Problem details: Both the line containing "Generate a Python" and the line containing "plt.rcParams['font.family'] = ['Lato', 'DejaVu" are part of the range to copy, along with every line between them. Copy it exactly and leave out the pictures.

— BEGIN Supplied data —

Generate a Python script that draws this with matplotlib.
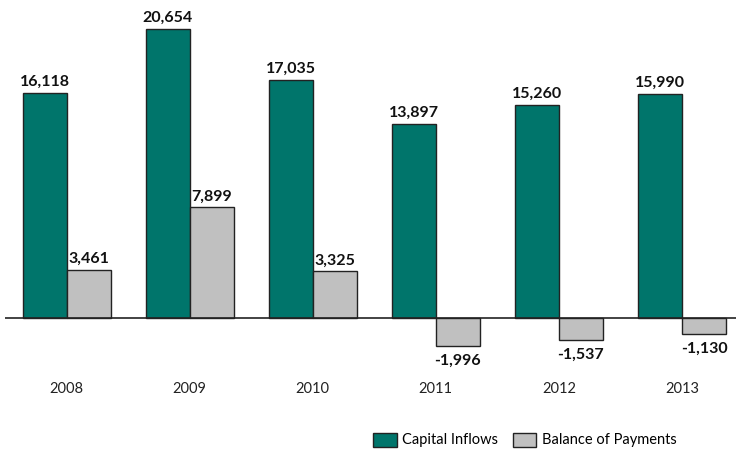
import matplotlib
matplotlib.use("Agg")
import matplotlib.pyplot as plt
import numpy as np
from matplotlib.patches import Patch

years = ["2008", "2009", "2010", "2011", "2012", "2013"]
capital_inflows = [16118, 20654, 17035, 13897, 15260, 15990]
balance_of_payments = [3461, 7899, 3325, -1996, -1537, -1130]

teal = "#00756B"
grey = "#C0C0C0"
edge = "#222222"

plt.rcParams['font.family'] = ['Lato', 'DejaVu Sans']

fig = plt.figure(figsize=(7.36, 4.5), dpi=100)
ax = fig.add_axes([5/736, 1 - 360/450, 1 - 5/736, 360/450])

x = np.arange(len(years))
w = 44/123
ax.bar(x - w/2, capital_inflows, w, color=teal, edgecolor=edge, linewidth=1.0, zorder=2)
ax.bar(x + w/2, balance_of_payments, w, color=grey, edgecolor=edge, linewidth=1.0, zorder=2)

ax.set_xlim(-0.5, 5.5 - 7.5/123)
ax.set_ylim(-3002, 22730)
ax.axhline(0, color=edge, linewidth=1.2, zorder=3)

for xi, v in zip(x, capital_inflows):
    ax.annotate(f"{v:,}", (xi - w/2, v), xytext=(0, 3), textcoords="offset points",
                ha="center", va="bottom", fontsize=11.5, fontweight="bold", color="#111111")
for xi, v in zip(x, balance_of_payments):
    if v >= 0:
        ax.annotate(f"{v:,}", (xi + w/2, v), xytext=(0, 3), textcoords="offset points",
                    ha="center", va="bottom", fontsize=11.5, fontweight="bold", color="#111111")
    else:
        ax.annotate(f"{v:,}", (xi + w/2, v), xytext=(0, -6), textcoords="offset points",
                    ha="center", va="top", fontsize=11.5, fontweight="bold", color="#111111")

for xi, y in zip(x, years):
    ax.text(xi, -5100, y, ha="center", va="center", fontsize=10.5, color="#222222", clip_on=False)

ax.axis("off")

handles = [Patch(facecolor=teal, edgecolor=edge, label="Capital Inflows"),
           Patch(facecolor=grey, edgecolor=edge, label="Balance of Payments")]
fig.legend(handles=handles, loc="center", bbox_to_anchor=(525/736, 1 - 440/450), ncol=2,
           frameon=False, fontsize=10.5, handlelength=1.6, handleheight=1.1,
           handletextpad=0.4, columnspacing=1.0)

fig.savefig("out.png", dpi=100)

— END Supplied data —
— BEGIN Supplied data —

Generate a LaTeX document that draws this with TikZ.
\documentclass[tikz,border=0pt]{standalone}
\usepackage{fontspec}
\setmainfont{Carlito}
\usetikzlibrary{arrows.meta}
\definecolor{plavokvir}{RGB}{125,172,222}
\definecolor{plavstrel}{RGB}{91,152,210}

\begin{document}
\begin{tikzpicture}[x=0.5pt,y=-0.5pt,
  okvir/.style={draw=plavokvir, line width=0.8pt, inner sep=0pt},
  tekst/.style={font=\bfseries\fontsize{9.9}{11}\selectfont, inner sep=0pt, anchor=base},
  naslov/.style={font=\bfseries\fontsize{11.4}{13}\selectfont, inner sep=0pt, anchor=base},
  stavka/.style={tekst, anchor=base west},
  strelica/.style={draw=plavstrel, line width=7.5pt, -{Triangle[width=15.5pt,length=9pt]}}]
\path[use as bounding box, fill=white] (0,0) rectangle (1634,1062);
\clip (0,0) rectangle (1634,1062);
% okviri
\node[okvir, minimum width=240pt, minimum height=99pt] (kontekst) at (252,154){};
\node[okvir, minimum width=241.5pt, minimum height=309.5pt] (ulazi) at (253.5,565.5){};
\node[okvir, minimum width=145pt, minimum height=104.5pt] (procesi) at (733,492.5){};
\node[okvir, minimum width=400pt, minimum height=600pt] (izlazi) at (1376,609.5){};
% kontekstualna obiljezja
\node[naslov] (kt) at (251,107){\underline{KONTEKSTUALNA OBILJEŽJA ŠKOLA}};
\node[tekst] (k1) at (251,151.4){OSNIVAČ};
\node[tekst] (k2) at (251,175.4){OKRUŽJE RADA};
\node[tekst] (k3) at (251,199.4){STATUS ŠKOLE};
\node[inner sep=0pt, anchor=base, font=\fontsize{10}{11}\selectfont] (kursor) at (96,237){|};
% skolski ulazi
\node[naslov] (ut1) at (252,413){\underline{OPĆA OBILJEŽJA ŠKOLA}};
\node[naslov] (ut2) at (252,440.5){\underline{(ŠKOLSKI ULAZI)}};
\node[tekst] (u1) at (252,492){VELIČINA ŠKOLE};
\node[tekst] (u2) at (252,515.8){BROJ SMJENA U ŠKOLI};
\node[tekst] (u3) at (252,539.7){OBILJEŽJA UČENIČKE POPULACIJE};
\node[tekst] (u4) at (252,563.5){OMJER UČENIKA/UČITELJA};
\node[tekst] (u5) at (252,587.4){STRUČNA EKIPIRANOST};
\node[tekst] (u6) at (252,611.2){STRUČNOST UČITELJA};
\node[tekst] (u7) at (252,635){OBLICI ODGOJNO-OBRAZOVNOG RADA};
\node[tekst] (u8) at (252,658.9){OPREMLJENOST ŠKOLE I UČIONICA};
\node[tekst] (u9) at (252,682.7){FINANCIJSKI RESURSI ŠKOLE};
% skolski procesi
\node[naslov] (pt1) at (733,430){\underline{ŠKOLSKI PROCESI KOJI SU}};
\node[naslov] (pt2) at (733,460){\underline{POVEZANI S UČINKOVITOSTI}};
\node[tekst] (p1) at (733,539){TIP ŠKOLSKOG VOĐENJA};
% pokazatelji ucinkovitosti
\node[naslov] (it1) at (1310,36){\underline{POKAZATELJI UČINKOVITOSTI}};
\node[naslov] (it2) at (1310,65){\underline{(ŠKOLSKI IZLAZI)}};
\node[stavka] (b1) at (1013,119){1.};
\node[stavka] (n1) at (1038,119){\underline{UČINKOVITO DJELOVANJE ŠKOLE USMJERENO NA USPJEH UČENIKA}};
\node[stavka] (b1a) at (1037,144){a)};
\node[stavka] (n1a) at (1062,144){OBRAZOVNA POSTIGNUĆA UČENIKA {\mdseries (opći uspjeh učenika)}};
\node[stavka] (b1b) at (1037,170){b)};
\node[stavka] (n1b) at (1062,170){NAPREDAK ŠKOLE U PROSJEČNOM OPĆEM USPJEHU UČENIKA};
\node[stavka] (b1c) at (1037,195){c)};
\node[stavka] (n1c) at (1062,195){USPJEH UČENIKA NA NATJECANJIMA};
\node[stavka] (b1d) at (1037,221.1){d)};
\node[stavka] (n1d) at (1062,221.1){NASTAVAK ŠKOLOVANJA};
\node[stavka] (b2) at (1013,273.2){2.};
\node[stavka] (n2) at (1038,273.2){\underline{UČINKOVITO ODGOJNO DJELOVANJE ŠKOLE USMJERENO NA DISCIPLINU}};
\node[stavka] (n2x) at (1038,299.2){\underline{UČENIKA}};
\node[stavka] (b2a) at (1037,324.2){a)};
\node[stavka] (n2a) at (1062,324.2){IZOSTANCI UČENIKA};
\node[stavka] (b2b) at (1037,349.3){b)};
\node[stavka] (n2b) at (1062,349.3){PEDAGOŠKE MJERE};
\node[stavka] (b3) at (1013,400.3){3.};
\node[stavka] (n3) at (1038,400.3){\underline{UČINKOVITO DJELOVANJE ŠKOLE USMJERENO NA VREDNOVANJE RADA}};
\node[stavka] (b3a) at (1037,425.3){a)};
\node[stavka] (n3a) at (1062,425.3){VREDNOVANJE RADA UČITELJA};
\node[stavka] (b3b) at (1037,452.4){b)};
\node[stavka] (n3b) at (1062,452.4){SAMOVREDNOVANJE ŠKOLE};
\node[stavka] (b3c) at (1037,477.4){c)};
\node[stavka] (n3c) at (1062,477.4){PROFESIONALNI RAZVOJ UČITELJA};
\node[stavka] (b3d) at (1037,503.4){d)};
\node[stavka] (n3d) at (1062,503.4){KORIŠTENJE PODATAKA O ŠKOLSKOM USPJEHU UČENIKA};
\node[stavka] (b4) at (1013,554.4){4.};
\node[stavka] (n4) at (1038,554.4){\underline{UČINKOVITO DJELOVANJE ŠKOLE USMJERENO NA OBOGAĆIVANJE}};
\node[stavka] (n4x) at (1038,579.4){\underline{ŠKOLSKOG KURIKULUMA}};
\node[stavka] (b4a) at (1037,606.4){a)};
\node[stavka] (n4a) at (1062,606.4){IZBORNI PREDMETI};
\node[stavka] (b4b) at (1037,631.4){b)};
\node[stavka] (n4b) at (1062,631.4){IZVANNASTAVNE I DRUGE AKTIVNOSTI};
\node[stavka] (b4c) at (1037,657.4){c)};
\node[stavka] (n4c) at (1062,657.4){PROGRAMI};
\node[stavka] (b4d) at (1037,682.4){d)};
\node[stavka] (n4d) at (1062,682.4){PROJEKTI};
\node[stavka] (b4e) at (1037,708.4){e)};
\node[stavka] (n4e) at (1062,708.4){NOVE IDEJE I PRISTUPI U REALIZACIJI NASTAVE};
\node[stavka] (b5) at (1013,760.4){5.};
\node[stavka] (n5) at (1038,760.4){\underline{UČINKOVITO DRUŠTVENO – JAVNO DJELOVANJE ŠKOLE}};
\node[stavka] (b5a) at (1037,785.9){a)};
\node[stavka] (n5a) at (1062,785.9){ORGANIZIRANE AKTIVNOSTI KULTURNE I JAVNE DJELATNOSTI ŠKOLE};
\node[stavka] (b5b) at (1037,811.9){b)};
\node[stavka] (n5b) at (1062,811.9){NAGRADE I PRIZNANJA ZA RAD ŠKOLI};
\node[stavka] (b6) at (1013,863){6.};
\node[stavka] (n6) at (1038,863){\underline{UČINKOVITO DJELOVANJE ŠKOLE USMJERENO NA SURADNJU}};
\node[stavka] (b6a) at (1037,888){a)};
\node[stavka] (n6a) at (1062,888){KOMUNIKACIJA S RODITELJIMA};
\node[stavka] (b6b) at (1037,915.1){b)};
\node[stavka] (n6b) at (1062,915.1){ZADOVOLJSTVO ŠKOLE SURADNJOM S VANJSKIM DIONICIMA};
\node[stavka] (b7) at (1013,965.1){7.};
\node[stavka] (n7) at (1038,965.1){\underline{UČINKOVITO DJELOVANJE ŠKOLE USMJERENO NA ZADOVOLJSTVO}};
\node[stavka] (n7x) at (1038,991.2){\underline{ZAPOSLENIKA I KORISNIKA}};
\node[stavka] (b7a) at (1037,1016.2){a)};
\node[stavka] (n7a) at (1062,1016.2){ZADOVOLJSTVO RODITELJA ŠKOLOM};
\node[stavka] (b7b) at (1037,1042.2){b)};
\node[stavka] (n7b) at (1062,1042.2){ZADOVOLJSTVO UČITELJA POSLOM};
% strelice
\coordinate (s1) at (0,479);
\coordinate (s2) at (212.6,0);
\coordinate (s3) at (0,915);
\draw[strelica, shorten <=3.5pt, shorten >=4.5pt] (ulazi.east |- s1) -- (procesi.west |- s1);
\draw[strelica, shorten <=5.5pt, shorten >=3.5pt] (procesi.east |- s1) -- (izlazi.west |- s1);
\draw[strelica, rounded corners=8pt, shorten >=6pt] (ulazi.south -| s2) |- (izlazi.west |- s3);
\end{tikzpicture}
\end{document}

— END Supplied data —
— BEGIN Supplied data —

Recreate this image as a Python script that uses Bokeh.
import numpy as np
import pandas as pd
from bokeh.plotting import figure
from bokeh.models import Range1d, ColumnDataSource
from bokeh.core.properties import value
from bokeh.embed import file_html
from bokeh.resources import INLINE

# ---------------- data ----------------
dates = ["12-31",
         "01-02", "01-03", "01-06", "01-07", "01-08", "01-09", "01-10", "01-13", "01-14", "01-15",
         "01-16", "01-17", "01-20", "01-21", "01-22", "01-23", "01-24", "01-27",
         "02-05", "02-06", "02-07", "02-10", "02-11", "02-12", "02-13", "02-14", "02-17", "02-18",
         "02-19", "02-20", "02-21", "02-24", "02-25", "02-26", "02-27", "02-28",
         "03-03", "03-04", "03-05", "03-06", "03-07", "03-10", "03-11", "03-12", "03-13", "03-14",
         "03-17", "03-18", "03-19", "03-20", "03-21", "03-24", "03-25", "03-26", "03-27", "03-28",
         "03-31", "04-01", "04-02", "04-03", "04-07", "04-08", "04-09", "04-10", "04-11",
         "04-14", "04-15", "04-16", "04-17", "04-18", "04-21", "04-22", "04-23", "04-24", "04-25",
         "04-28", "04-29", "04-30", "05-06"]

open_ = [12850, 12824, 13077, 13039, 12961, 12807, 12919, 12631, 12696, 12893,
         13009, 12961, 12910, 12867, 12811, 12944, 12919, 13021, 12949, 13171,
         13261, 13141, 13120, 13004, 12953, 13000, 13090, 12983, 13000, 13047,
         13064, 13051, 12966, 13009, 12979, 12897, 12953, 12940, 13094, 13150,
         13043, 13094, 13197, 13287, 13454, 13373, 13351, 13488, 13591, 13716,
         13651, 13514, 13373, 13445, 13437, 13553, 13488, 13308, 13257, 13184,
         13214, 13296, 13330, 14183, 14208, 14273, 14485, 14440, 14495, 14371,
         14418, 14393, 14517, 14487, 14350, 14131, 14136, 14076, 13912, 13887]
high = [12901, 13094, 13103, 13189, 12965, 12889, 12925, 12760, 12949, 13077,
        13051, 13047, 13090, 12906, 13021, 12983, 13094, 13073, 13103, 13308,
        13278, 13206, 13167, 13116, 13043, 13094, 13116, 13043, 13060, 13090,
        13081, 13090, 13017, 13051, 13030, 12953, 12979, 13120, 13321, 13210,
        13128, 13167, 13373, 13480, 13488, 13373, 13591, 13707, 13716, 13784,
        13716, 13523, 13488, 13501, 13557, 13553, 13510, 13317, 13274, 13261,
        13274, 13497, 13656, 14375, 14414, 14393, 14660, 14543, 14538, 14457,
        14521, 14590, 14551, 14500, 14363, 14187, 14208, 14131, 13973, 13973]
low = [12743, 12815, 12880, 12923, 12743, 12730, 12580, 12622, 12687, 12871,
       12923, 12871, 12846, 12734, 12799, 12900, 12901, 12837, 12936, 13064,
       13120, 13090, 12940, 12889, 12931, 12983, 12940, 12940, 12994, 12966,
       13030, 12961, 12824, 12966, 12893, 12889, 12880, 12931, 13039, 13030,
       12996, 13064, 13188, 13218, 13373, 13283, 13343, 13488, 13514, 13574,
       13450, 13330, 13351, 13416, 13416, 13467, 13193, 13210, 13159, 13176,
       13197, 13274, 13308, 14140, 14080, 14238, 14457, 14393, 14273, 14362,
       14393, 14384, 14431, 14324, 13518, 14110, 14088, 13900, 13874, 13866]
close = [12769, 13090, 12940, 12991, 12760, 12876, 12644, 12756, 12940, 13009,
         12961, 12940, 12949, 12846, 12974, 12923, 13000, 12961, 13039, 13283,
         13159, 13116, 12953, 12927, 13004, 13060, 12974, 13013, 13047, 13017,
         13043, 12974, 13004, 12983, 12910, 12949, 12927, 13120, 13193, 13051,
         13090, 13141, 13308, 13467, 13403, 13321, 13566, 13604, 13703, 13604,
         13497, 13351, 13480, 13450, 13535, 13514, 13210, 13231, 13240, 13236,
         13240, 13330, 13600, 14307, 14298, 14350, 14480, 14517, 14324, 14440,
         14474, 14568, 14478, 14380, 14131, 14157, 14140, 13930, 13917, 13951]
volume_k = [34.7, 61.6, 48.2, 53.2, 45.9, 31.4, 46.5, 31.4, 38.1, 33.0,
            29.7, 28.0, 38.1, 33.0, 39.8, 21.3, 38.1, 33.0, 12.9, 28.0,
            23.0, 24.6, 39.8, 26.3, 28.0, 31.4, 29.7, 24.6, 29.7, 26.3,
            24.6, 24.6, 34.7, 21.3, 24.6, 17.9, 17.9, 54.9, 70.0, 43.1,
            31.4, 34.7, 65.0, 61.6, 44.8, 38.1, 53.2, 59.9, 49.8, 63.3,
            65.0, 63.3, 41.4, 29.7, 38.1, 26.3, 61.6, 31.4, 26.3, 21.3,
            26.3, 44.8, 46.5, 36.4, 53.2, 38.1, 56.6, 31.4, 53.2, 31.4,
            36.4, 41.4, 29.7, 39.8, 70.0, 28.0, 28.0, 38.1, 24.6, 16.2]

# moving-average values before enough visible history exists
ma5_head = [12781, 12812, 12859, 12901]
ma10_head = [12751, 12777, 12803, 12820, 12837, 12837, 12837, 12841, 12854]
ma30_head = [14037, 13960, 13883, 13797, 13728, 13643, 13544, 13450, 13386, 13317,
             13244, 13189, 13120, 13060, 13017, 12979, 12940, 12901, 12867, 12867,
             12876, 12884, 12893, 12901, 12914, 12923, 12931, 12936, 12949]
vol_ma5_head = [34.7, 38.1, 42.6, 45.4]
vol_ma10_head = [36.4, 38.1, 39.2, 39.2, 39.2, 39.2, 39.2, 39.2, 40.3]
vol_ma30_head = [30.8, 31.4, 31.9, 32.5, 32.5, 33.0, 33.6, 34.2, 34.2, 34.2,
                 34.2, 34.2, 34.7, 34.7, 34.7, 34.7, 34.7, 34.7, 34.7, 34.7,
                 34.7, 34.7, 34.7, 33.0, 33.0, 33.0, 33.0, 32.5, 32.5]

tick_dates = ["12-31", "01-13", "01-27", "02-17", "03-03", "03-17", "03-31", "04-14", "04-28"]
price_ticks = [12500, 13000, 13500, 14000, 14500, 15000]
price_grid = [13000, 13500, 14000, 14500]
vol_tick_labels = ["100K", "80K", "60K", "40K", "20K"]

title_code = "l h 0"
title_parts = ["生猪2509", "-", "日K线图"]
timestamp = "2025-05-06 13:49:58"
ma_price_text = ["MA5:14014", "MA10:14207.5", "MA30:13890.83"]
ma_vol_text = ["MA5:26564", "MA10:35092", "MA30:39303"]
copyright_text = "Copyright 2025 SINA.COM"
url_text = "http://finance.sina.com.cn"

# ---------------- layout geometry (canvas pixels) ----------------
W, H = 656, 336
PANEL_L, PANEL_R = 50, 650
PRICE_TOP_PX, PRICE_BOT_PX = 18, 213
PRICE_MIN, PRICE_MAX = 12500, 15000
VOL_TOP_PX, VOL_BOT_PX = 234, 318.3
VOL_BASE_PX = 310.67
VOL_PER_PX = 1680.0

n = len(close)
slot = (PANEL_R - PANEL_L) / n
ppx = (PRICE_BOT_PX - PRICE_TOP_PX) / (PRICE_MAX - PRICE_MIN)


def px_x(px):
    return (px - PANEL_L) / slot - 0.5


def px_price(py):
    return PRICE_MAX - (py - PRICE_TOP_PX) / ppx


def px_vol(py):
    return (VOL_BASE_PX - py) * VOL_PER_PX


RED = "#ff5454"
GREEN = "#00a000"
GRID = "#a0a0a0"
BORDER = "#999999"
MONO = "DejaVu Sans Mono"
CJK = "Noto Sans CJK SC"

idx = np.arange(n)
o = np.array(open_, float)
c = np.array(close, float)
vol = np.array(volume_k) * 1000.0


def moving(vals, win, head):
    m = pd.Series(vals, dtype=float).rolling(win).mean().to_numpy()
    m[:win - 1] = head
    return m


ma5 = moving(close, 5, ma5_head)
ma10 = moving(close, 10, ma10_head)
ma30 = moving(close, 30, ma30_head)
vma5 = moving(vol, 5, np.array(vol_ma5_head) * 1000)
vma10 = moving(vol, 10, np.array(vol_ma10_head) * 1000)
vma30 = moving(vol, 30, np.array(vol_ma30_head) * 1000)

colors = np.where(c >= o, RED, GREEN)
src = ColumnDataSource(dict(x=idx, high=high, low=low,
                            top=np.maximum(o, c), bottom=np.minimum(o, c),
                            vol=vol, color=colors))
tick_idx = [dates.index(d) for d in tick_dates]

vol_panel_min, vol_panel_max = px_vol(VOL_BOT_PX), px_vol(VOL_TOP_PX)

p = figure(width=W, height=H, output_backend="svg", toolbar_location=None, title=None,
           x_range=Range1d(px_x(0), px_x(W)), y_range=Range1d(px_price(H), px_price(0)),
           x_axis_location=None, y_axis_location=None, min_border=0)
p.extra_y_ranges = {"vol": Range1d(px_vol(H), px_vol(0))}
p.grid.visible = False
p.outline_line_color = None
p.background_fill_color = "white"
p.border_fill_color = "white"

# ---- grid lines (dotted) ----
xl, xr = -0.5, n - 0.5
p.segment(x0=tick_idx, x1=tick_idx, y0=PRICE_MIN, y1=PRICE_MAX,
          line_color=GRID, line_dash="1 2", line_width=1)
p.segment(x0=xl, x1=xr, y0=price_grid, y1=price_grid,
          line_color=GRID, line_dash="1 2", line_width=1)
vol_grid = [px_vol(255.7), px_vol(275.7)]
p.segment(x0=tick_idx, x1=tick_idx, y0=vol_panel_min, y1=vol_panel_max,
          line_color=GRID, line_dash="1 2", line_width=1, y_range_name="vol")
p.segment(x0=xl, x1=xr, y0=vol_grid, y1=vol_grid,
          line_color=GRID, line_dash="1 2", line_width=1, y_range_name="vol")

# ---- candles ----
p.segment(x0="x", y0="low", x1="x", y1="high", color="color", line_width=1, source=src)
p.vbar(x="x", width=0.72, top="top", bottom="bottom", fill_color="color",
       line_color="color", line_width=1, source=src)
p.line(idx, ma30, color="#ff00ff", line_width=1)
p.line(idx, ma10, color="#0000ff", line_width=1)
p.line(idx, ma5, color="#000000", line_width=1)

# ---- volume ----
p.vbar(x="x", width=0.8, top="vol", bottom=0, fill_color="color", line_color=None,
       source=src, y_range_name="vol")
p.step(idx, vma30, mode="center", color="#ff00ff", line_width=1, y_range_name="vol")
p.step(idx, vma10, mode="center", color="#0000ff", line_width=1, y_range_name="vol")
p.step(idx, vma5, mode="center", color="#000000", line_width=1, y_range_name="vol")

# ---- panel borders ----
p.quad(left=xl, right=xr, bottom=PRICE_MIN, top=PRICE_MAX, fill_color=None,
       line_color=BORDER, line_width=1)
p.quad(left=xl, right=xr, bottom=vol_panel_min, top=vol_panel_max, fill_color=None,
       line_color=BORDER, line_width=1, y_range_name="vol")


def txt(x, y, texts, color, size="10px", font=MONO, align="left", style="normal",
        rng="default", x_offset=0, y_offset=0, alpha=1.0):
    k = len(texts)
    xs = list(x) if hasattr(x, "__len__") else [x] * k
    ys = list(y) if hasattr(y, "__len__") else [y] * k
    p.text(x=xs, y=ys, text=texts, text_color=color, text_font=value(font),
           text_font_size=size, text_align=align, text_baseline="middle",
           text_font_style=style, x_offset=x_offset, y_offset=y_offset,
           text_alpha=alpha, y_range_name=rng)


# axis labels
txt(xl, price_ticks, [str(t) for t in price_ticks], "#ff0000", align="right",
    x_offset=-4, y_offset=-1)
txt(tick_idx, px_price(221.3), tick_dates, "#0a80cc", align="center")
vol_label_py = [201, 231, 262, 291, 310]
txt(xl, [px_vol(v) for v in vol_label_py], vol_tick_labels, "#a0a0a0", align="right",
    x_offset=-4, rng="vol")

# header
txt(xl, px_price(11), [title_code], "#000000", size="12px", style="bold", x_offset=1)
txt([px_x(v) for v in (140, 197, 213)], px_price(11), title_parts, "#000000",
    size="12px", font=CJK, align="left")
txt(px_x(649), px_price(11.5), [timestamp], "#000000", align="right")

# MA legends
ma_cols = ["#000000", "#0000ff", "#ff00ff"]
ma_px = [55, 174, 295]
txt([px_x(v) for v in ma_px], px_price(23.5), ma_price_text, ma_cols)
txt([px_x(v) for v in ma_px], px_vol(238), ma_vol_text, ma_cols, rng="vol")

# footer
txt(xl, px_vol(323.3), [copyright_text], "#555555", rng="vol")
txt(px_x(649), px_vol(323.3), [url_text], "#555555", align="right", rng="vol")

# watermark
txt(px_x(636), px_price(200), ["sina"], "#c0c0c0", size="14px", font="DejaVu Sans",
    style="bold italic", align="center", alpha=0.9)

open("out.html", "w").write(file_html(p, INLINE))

— END Supplied data —

Reply:
Generate a Python script that draws this with matplotlib.
import matplotlib
matplotlib.use("Agg")
import matplotlib.pyplot as plt
import numpy as np
from matplotlib.patches import Patch

years = ["2008", "2009", "2010", "2011", "2012", "2013"]
capital_inflows = [16118, 20654, 17035, 13897, 15260, 15990]
balance_of_payments = [3461, 7899, 3325, -1996, -1537, -1130]

teal = "#00756B"
grey = "#C0C0C0"
edge = "#222222"

plt.rcParams['font.family'] = ['Lato', 'DejaVu Sans']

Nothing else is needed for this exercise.